— BEGIN Information provided —
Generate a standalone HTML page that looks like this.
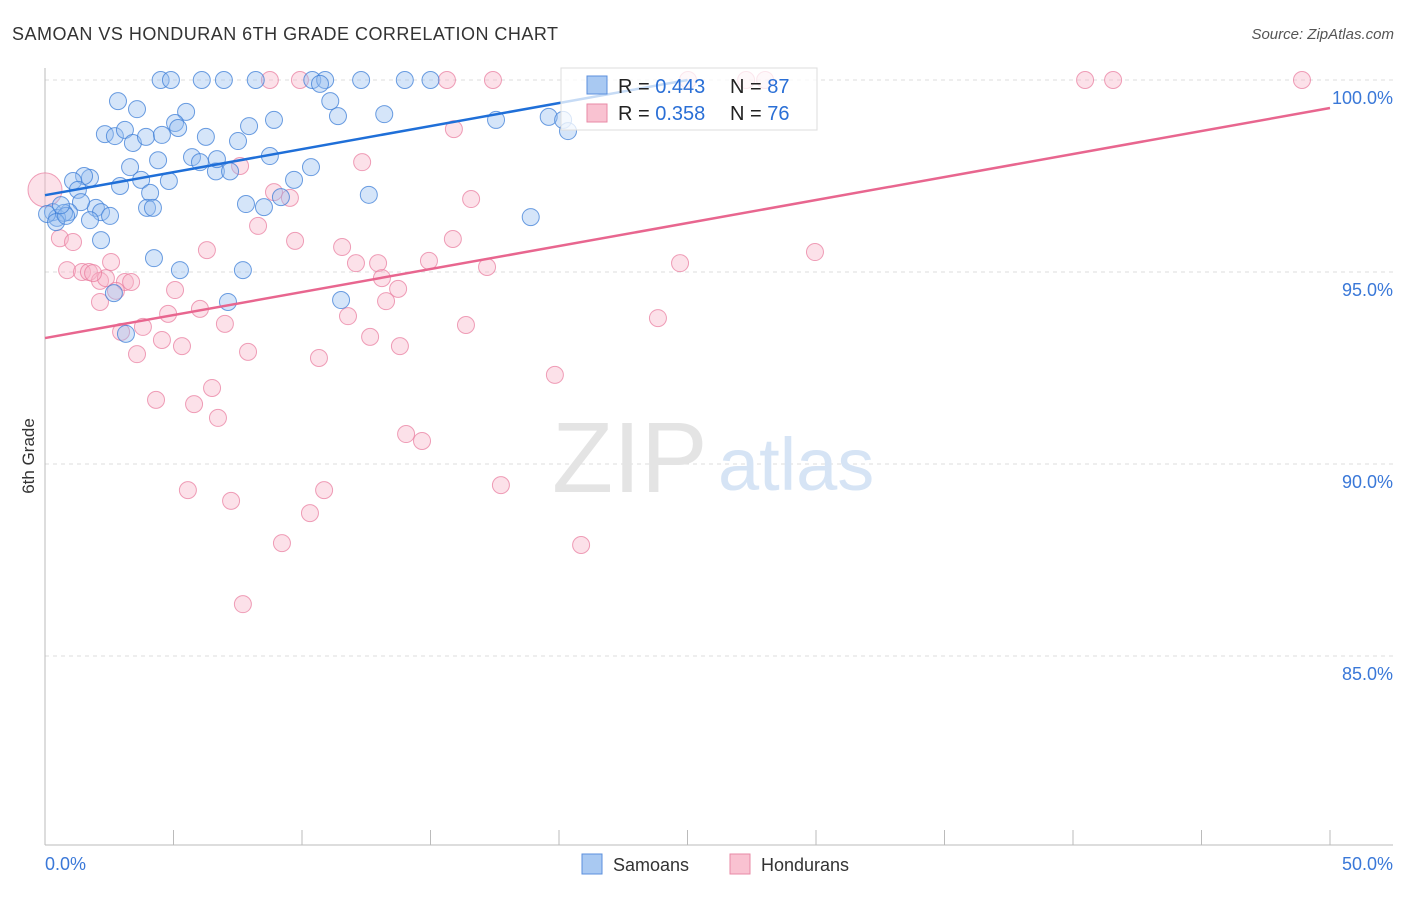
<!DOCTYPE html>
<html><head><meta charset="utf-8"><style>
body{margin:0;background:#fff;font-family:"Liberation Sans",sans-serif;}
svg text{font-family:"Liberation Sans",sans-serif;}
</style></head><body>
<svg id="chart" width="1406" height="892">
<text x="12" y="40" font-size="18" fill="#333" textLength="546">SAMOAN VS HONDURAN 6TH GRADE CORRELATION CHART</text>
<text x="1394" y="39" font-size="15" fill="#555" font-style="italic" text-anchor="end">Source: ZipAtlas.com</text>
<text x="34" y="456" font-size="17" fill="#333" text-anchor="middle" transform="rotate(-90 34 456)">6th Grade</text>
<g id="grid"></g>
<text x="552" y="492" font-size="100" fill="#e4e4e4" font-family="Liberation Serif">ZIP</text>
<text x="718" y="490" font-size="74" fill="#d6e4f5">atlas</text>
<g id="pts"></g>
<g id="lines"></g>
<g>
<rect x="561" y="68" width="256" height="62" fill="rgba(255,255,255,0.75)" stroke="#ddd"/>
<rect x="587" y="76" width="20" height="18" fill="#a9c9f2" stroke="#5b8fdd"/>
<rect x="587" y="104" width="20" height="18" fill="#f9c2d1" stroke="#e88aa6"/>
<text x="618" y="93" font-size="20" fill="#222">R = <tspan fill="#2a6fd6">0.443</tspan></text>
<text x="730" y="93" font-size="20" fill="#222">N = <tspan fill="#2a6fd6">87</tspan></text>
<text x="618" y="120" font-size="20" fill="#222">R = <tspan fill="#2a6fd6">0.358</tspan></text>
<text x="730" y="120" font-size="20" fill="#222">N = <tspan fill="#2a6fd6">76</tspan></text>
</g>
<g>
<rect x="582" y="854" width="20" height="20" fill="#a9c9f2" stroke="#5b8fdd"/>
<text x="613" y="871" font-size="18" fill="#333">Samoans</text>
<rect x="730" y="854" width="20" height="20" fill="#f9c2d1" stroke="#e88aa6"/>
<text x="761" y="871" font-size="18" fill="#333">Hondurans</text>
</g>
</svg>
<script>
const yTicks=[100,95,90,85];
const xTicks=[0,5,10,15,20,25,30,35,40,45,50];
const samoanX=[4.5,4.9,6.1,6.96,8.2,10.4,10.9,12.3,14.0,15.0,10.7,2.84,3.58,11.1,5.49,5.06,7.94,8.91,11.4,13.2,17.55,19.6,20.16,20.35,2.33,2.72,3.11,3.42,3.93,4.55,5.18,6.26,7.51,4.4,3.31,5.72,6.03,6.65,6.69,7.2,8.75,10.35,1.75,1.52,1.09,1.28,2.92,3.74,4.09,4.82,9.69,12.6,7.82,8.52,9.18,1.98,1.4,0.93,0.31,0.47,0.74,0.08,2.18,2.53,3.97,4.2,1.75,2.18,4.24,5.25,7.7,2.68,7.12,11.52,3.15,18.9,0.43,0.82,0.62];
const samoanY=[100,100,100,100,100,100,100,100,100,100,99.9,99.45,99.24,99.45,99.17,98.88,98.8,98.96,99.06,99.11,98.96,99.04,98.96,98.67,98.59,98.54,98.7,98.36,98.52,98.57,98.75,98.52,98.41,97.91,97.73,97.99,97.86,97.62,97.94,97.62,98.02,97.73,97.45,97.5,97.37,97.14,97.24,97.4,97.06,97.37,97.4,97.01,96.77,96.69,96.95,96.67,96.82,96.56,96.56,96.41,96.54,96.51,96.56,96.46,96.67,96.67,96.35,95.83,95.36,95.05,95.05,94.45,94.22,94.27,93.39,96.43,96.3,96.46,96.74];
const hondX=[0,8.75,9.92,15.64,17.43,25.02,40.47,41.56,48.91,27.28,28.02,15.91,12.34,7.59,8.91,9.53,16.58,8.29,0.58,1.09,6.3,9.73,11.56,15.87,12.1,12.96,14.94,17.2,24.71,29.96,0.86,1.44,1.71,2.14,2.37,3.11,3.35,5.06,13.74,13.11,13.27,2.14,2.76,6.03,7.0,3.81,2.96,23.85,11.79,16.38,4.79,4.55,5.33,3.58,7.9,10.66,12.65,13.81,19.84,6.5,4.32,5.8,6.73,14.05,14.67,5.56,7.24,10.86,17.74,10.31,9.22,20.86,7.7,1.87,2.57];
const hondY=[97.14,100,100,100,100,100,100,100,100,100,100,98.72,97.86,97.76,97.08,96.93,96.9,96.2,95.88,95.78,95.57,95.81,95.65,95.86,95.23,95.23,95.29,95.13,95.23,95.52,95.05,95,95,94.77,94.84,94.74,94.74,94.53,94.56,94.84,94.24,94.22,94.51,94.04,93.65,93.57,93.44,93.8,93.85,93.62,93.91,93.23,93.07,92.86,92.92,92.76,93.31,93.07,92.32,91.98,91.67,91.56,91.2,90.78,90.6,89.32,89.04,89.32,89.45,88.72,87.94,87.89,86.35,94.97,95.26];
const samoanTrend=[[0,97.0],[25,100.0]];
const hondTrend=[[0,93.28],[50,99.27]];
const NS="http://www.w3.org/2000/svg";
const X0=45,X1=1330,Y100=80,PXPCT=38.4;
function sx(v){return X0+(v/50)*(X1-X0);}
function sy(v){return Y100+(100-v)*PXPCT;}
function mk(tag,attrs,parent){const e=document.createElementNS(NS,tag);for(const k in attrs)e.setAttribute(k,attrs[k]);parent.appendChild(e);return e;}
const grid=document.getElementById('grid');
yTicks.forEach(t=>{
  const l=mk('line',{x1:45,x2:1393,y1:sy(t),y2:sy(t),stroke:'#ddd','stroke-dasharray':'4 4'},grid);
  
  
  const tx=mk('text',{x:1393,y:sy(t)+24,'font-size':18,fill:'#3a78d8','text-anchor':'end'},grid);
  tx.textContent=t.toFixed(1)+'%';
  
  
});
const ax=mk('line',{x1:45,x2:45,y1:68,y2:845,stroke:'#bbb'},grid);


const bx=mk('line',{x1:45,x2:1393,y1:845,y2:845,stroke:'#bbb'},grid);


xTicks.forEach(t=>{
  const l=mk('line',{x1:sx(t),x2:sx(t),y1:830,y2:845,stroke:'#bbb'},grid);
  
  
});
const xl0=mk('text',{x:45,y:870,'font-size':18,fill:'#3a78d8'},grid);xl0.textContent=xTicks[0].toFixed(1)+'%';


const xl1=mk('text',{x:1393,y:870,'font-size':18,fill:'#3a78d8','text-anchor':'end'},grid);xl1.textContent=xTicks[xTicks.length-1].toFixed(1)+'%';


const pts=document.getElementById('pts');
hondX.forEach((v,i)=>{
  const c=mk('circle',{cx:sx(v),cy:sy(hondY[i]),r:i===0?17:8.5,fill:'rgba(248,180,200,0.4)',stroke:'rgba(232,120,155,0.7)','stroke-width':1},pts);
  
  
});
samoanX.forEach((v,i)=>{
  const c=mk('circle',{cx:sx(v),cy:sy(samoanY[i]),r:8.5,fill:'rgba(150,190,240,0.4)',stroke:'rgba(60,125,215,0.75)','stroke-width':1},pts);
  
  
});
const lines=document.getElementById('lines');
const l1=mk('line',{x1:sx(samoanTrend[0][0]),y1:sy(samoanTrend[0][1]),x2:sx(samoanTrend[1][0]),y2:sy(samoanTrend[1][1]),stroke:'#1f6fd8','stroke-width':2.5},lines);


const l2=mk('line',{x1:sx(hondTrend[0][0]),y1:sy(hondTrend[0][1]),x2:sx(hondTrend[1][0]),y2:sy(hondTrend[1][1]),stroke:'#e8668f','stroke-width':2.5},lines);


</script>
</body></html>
— END Information provided —
What this task involves —
Write out every line above exactly as it is, leaving out the pictures.

Answer below —
Generate a standalone HTML page that looks like this.
<!DOCTYPE html>
<html><head><meta charset="utf-8"><style>
body{margin:0;background:#fff;font-family:"Liberation Sans",sans-serif;}
svg text{font-family:"Liberation Sans",sans-serif;}
</style></head><body>
<svg id="chart" width="1406" height="892">
<text x="12" y="40" font-size="18" fill="#333" textLength="546">SAMOAN VS HONDURAN 6TH GRADE CORRELATION CHART</text>
<text x="1394" y="39" font-size="15" fill="#555" font-style="italic" text-anchor="end">Source: ZipAtlas.com</text>
<text x="34" y="456" font-size="17" fill="#333" text-anchor="middle" transform="rotate(-90 34 456)">6th Grade</text>
<g id="grid"></g>
<text x="552" y="492" font-size="100" fill="#e4e4e4" font-family="Liberation Serif">ZIP</text>
<text x="718" y="490" font-size="74" fill="#d6e4f5">atlas</text>
<g id="pts"></g>
<g id="lines"></g>
<g>
<rect x="561" y="68" width="256" height="62" fill="rgba(255,255,255,0.75)" stroke="#ddd"/>
<rect x="587" y="76" width="20" height="18" fill="#a9c9f2" stroke="#5b8fdd"/>
<rect x="587" y="104" width="20" height="18" fill="#f9c2d1" stroke="#e88aa6"/>
<text x="618" y="93" font-size="20" fill="#222">R = <tspan fill="#2a6fd6">0.443</tspan></text>
<text x="730" y="93" font-size="20" fill="#222">N = <tspan fill="#2a6fd6">87</tspan></text>
<text x="618" y="120" font-size="20" fill="#222">R = <tspan fill="#2a6fd6">0.358</tspan></text>
<text x="730" y="120" font-size="20" fill="#222">N = <tspan fill="#2a6fd6">76</tspan></text>
</g>
<g>
<rect x="582" y="854" width="20" height="20" fill="#a9c9f2" stroke="#5b8fdd"/>
<text x="613" y="871" font-size="18" fill="#333">Samoans</text>
<rect x="730" y="854" width="20" height="20" fill="#f9c2d1" stroke="#e88aa6"/>
<text x="761" y="871" font-size="18" fill="#333">Hondurans</text>
</g>
</svg>
<script>
const yTicks=[100,95,90,85];
const xTicks=[0,5,10,15,20,25,30,35,40,45,50];
const samoanX=[4.5,4.9,6.1,6.96,8.2,10.4,10.9,12.3,14.0,15.0,10.7,2.84,3.58,11.1,5.49,5.06,7.94,8.91,11.4,13.2,17.55,19.6,20.16,20.35,2.33,2.72,3.11,3.42,3.93,4.55,5.18,6.26,7.51,4.4,3.31,5.72,6.03,6.65,6.69,7.2,8.75,10.35,1.75,1.52,1.09,1.28,2.92,3.74,4.09,4.82,9.69,12.6,7.82,8.52,9.18,1.98,1.4,0.93,0.31,0.47,0.74,0.08,2.18,2.53,3.97,4.2,1.75,2.18,4.24,5.25,7.7,2.68,7.12,11.52,3.15,18.9,0.43,0.82,0.62];
const samoanY=[100,100,100,100,100,100,100,100,100,100,99.9,99.45,99.24,99.45,99.17,98.88,98.8,98.96,99.06,99.11,98.96,99.04,98.96,98.67,98.59,98.54,98.7,98.36,98.52,98.57,98.75,98.52,98.41,97.91,97.73,97.99,97.86,97.62,97.94,97.62,98.02,97.73,97.45,97.5,97.37,97.14,97.24,97.4,97.06,97.37,97.4,97.01,96.77,96.69,96.95,96.67,96.82,96.56,96.56,96.41,96.54,96.51,96.56,96.46,96.67,96.67,96.35,95.83,95.36,95.05,95.05,94.45,94.22,94.27,93.39,96.43,96.3,96.46,96.74];
const hondX=[0,8.75,9.92,15.64,17.43,25.02,40.47,41.56,48.91,27.28,28.02,15.91,12.34,7.59,8.91,9.53,16.58,8.29,0.58,1.09,6.3,9.73,11.56,15.87,12.1,12.96,14.94,17.2,24.71,29.96,0.86,1.44,1.71,2.14,2.37,3.11,3.35,5.06,13.74,13.11,13.27,2.14,2.76,6.03,7.0,3.81,2.96,23.85,11.79,16.38,4.79,4.55,5.33,3.58,7.9,10.66,12.65,13.81,19.84,6.5,4.32,5.8,6.73,14.05,14.67,5.56,7.24,10.86,17.74,10.31,9.22,20.86,7.7,1.87,2.57];
const hondY=[97.14,100,100,100,100,100,100,100,100,100,100,98.72,97.86,97.76,97.08,96.93,96.9,96.2,95.88,95.78,95.57,95.81,95.65,95.86,95.23,95.23,95.29,95.13,95.23,95.52,95.05,95,95,94.77,94.84,94.74,94.74,94.53,94.56,94.84,94.24,94.22,94.51,94.04,93.65,93.57,93.44,93.8,93.85,93.62,93.91,93.23,93.07,92.86,92.92,92.76,93.31,93.07,92.32,91.98,91.67,91.56,91.2,90.78,90.6,89.32,89.04,89.32,89.45,88.72,87.94,87.89,86.35,94.97,95.26];
const samoanTrend=[[0,97.0],[25,100.0]];
const hondTrend=[[0,93.28],[50,99.27]];
const NS="http://www.w3.org/2000/svg";
const X0=45,X1=1330,Y100=80,PXPCT=38.4;
function sx(v){return X0+(v/50)*(X1-X0);}
function sy(v){return Y100+(100-v)*PXPCT;}
function mk(tag,attrs,parent){const e=document.createElementNS(NS,tag);for(const k in attrs)e.setAttribute(k,attrs[k]);parent.appendChild(e);return e;}
const grid=document.getElementById('grid');
yTicks.forEach(t=>{
  const l=mk('line',{x1:45,x2:1393,y1:sy(t),y2:sy(t),stroke:'#ddd','stroke-dasharray':'4 4'},grid);
  
  
  const tx=mk('text',{x:1393,y:sy(t)+24,'font-size':18,fill:'#3a78d8','text-anchor':'end'},grid);
  tx.textContent=t.toFixed(1)+'%';
  
  
});
const ax=mk('line',{x1:45,x2:45,y1:68,y2:845,stroke:'#bbb'},grid);


const bx=mk('line',{x1:45,x2:1393,y1:845,y2:845,stroke:'#bbb'},grid);


xTicks.forEach(t=>{
  const l=mk('line',{x1:sx(t),x2:sx(t),y1:830,y2:845,stroke:'#bbb'},grid);
  
  
});
const xl0=mk('text',{x:45,y:870,'font-size':18,fill:'#3a78d8'},grid);xl0.textContent=xTicks[0].toFixed(1)+'%';


const xl1=mk('text',{x:1393,y:870,'font-size':18,fill:'#3a78d8','text-anchor':'end'},grid);xl1.textContent=xTicks[xTicks.length-1].toFixed(1)+'%';


const pts=document.getElementById('pts');
hondX.forEach((v,i)=>{
  const c=mk('circle',{cx:sx(v),cy:sy(hondY[i]),r:i===0?17:8.5,fill:'rgba(248,180,200,0.4)',stroke:'rgba(232,120,155,0.7)','stroke-width':1},pts);
  
  
});
samoanX.forEach((v,i)=>{
  const c=mk('circle',{cx:sx(v),cy:sy(samoanY[i]),r:8.5,fill:'rgba(150,190,240,0.4)',stroke:'rgba(60,125,215,0.75)','stroke-width':1},pts);
  
  
});
const lines=document.getElementById('lines');
const l1=mk('line',{x1:sx(samoanTrend[0][0]),y1:sy(samoanTrend[0][1]),x2:sx(samoanTrend[1][0]),y2:sy(samoanTrend[1][1]),stroke:'#1f6fd8','stroke-width':2.5},lines);


const l2=mk('line',{x1:sx(hondTrend[0][0]),y1:sy(hondTrend[0][1]),x2:sx(hondTrend[1][0]),y2:sy(hondTrend[1][1]),stroke:'#e8668f','stroke-width':2.5},lines);


</script>
</body></html>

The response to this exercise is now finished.